Llegué a Mallorca por primera vez con ocho años, de la mano de mis padres. Tendría uno más cuando nos trasladamos del todo, y no solo de veraneo, a la isla. Ya entiendo que a esa edad cualquier cambio supone una aventura excitante y que, llegando de Madrid, descubrir el mar —en el Port de Pollença primero; en Palma después— significa por necesidad algo que deja huella para siempre.
La isla aquella era, por decirlo de la forma más breve y cierta que existe, espléndida. Tanto el Port en el verano, con una pastera amarrada al mollet de delante de Villa Clorinda, como Palma durante el invierno, pese a que estaba obligado a ir al colegio, suponían algo así como el paraíso. En el caserón de la calle de José Villalonga no teníamos calefacción alguna, al margen de los fuegos de la chimenea y la cocina, pero por más que la humedad te asediaba convirtiendo el irte a dormir en un suplicio, el balance era del todo favorable.
Siempre podía subir una hora antes a la cama a los perros, Pichi y Chispa, para que me la calentasen. Hay que forzar mucho la memoria para ver en la Plaza Gomila un remanso de paz con mesas de café en las que Joan Miró y Toni Kerrigan acompañaban a mi padre. O para volver a los tiempos aquellos en que, esperando el autobús del colegio, jugábamos al fútbol en esa misma plaza.
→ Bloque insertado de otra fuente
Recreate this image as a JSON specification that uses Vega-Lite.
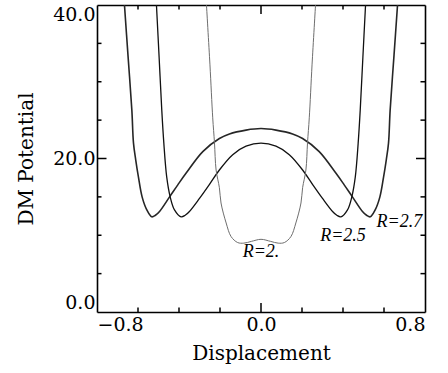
{
  "$schema": "https://vega.github.io/schema/vega-lite/v6.json",
  "width": 328,
  "height": 307,
  "autosize": {"type": "none"},
  "padding": {"left": 97, "top": 5, "right": 23, "bottom": 61},
  "background": "white",
  "config": {
    "view": {"stroke": null},
    "axis": {
      "labelFont": "DejaVu Serif",
      "labelFontSize": 19,
      "labelColor": "black",
      "titleFont": "DejaVu Serif",
      "titleFontSize": 20,
      "titleFontWeight": "normal",
      "titleColor": "black",
      "domainColor": "black",
      "domainWidth": 1.6,
      "ticks": false,
      "grid": false
    },
    "tick": {"color": "black", "thickness": 1.5, "opacity": 1}
  },
  "datasets": {
    "xTicks": [
      {"t": -0.6}, {"t": -0.4}, {"t": -0.2}, {"t": 0}, {"t": 0.2}, {"t": 0.4}, {"t": 0.6}
    ],
    "yTicks": [
      {"t": 5}, {"t": 10}, {"t": 15}, {"t": 20}, {"t": 25}, {"t": 30}, {"t": 35}
    ]
  },
  "layer": [
    {
      "data": {
        "values": [
          {"R": "2.7", "x": -0.666, "V": 40},
          {"R": "2.7", "x": -0.649, "V": 33.5},
          {"R": "2.7", "x": -0.63, "V": 26.3},
          {"R": "2.7", "x": -0.622, "V": 22.0},
          {"R": "2.7", "x": -0.611, "V": 19.8},
          {"R": "2.7", "x": -0.598, "V": 17.6},
          {"R": "2.7", "x": -0.58, "V": 15.0},
          {"R": "2.7", "x": -0.557, "V": 13.3},
          {"R": "2.7", "x": -0.533, "V": 12.4},
          {"R": "2.7", "x": -0.515, "V": 12.6},
          {"R": "2.7", "x": -0.495, "V": 13.1},
          {"R": "2.7", "x": -0.446, "V": 15.0},
          {"R": "2.7", "x": -0.405, "V": 16.6},
          {"R": "2.7", "x": -0.365, "V": 18.1},
          {"R": "2.7", "x": -0.284, "V": 20.9},
          {"R": "2.7", "x": -0.203, "V": 22.6},
          {"R": "2.7", "x": -0.154, "V": 23.2},
          {"R": "2.7", "x": -0.073, "V": 23.7},
          {"R": "2.7", "x": 0, "V": 23.9},
          {"R": "2.7", "x": 0.073, "V": 23.7},
          {"R": "2.7", "x": 0.154, "V": 23.2},
          {"R": "2.7", "x": 0.203, "V": 22.6},
          {"R": "2.7", "x": 0.284, "V": 20.9},
          {"R": "2.7", "x": 0.365, "V": 18.1},
          {"R": "2.7", "x": 0.405, "V": 16.6},
          {"R": "2.7", "x": 0.446, "V": 15.0},
          {"R": "2.7", "x": 0.495, "V": 13.1},
          {"R": "2.7", "x": 0.515, "V": 12.6},
          {"R": "2.7", "x": 0.533, "V": 12.4},
          {"R": "2.7", "x": 0.557, "V": 13.3},
          {"R": "2.7", "x": 0.58, "V": 15.0},
          {"R": "2.7", "x": 0.598, "V": 17.6},
          {"R": "2.7", "x": 0.611, "V": 19.8},
          {"R": "2.7", "x": 0.622, "V": 22.0},
          {"R": "2.7", "x": 0.63, "V": 26.3},
          {"R": "2.7", "x": 0.649, "V": 33.5},
          {"R": "2.7", "x": 0.666, "V": 40},

          {"R": "2.5", "x": -0.51, "V": 40},
          {"R": "2.5", "x": -0.497, "V": 33.2},
          {"R": "2.5", "x": -0.484, "V": 26.3},
          {"R": "2.5", "x": -0.474, "V": 22.0},
          {"R": "2.5", "x": -0.46, "V": 17.6},
          {"R": "2.5", "x": -0.443, "V": 15.0},
          {"R": "2.5", "x": -0.422, "V": 13.3},
          {"R": "2.5", "x": -0.39, "V": 12.4},
          {"R": "2.5", "x": -0.37, "V": 12.6},
          {"R": "2.5", "x": -0.349, "V": 13.1},
          {"R": "2.5", "x": -0.3, "V": 14.8},
          {"R": "2.5", "x": -0.252, "V": 16.6},
          {"R": "2.5", "x": -0.203, "V": 18.5},
          {"R": "2.5", "x": -0.138, "V": 20.5},
          {"R": "2.5", "x": -0.073, "V": 21.6},
          {"R": "2.5", "x": 0, "V": 22.0},
          {"R": "2.5", "x": 0.073, "V": 21.6},
          {"R": "2.5", "x": 0.138, "V": 20.5},
          {"R": "2.5", "x": 0.203, "V": 18.5},
          {"R": "2.5", "x": 0.252, "V": 16.6},
          {"R": "2.5", "x": 0.3, "V": 14.8},
          {"R": "2.5", "x": 0.349, "V": 13.1},
          {"R": "2.5", "x": 0.37, "V": 12.6},
          {"R": "2.5", "x": 0.39, "V": 12.4},
          {"R": "2.5", "x": 0.422, "V": 13.3},
          {"R": "2.5", "x": 0.443, "V": 15.0},
          {"R": "2.5", "x": 0.46, "V": 17.6},
          {"R": "2.5", "x": 0.474, "V": 22.0},
          {"R": "2.5", "x": 0.484, "V": 26.3},
          {"R": "2.5", "x": 0.497, "V": 33.2},
          {"R": "2.5", "x": 0.51, "V": 40},

          {"R": "2", "x": -0.266, "V": 40},
          {"R": "2", "x": -0.249, "V": 32.2},
          {"R": "2", "x": -0.2355, "V": 25.3},
          {"R": "2", "x": -0.227, "V": 22.1},
          {"R": "2", "x": -0.219, "V": 18.5},
          {"R": "2", "x": -0.203, "V": 16.2},
          {"R": "2", "x": -0.195, "V": 14.2},
          {"R": "2", "x": -0.17, "V": 11.6},
          {"R": "2", "x": -0.146, "V": 9.83},
          {"R": "2", "x": -0.114, "V": 9.05},
          {"R": "2", "x": -0.084, "V": 8.97},
          {"R": "2", "x": -0.047, "V": 9.2},
          {"R": "2", "x": 0, "V": 9.47},
          {"R": "2", "x": 0.047, "V": 9.2},
          {"R": "2", "x": 0.084, "V": 8.97},
          {"R": "2", "x": 0.114, "V": 9.05},
          {"R": "2", "x": 0.146, "V": 9.83},
          {"R": "2", "x": 0.17, "V": 11.6},
          {"R": "2", "x": 0.195, "V": 14.2},
          {"R": "2", "x": 0.203, "V": 16.2},
          {"R": "2", "x": 0.219, "V": 18.5},
          {"R": "2", "x": 0.227, "V": 22.1},
          {"R": "2", "x": 0.2355, "V": 25.3},
          {"R": "2", "x": 0.249, "V": 32.2},
          {"R": "2", "x": 0.266, "V": 40}
        ]
      },
      "mark": {"type": "line", "interpolate": "catmull-rom", "clip": true},
      "encoding": {
        "x": {
          "field": "x",
          "type": "quantitative",
          "scale": {"domain": [-0.8, 0.8], "nice": false, "zero": false},
          "axis": {
            "orient": "bottom",
            "values": [-0.8, 0, 0.8],
            "format": ".1f",
            "labelPadding": 3,
            "title": "Displacement",
            "titlePadding": 9
          }
        },
        "y": {
          "field": "V",
          "type": "quantitative",
          "scale": {"domain": [0, 40], "nice": false},
          "axis": {
            "orient": "left",
            "values": [0, 20, 40],
            "format": ".1f",
            "labelFlush": true,
            "labelPadding": 2,
            "title": "DM Potential",
            "titlePadding": 16
          }
        },
        "color": {
          "field": "R",
          "type": "nominal",
          "scale": {"domain": ["2", "2.5", "2.7"], "range": ["#6e6e6e", "#111111", "#262626"]},
          "legend": null
        },
        "strokeWidth": {
          "field": "R",
          "type": "ordinal",
          "scale": {"domain": ["2", "2.5", "2.7"], "range": [1.0, 1.6, 1.4]},
          "legend": null
        }
      }
    },
    {
      "data": {
        "values": [
          {"lx": 0.0, "ly": 7.2, "label": "R=2."},
          {"lx": 0.4, "ly": 9.3, "label": "R=2.5"},
          {"lx": 0.675, "ly": 11.1, "label": "R=2.7"}
        ]
      },
      "mark": {
        "type": "text",
        "font": "Liberation Serif",
        "fontStyle": "italic",
        "fontSize": 18,
        "align": "center",
        "baseline": "alphabetic",
        "color": "black"
      },
      "encoding": {
        "x": {
          "field": "lx",
          "type": "quantitative",
          "scale": {"domain": [-0.8, 0.8], "nice": false, "zero": false},
          "axis": {"orient": "top", "labels": false, "title": null}
        },
        "y": {
          "field": "ly",
          "type": "quantitative",
          "scale": {"domain": [0, 40], "nice": false},
          "axis": {"orient": "right", "labels": false, "title": null}
        },
        "text": {"field": "label"}
      }
    },
    {
      "data": {"name": "xTicks"},
      "mark": {"type": "tick", "orient": "vertical", "clip": true},
      "encoding": {
        "x": {"field": "t", "type": "quantitative", "axis": null},
        "y": {"datum": 0, "type": "quantitative", "axis": null},
        "size": {"condition": {"test": "datum.t == 0", "value": 18}, "value": 9}
      }
    },
    {
      "data": {"name": "xTicks"},
      "mark": {"type": "tick", "orient": "vertical", "clip": true},
      "encoding": {
        "x": {"field": "t", "type": "quantitative", "axis": null},
        "y": {"datum": 40, "type": "quantitative", "axis": null},
        "size": {"condition": {"test": "datum.t == 0", "value": 18}, "value": 9}
      }
    },
    {
      "data": {"name": "yTicks"},
      "mark": {"type": "tick", "orient": "horizontal", "clip": true},
      "encoding": {
        "y": {"field": "t", "type": "quantitative", "axis": null},
        "x": {"datum": -0.8, "type": "quantitative", "axis": null},
        "size": {"condition": {"test": "datum.t == 20", "value": 19}, "value": 9}
      }
    },
    {
      "data": {"name": "yTicks"},
      "mark": {"type": "tick", "orient": "horizontal", "clip": true},
      "encoding": {
        "y": {"field": "t", "type": "quantitative", "axis": null},
        "x": {"datum": 0.8, "type": "quantitative", "axis": null},
        "size": {"condition": {"test": "datum.t == 20", "value": 18}, "value": 9}
      }
    }
  ],
  "resolve": {"axis": {"x": "independent", "y": "independent"}}
}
En cierta ocasión derribé una señal de tráfico —que servía de portería— con la pelota y en la prensa se publicó que a Camilo José Cela le habían multado por un acto de gamberrismo.
Qué feliz es un mundo en el que eso es noticia. Cincuenta o sesenta años más tarde, Mallorca enseña otro pelaje. El Port de Pollença queda consumido por los derribos y el tráfico. La Plaza Gomila supone, con todo el Terreno, un horror urbanístico que dicen una vez más que se va a arreglar aunque puede que ahora la especulación lo logre. Los turistas superan año tras año un récord indeseable; en suma, la masificación se une a un encarecimiento de todos los órdenes de la vida, desde el alquiler de la vivienda a la cesta de la compra.
Con el agravante de que la tendencia va a más y no se ve el límite por ninguna parte. Los geógrafos —los que se dedican a la geografía física— sostienen que se trata de la misma isla. Los geógrafos — los que atienden a la geografía humana— saben que no. Y yo, con el único bagaje de mis recuerdos de la infancia, he huido ya de allí aunque solo sea por no seguir llorando.
Texto: Camilo José Cela Conde. Escritor.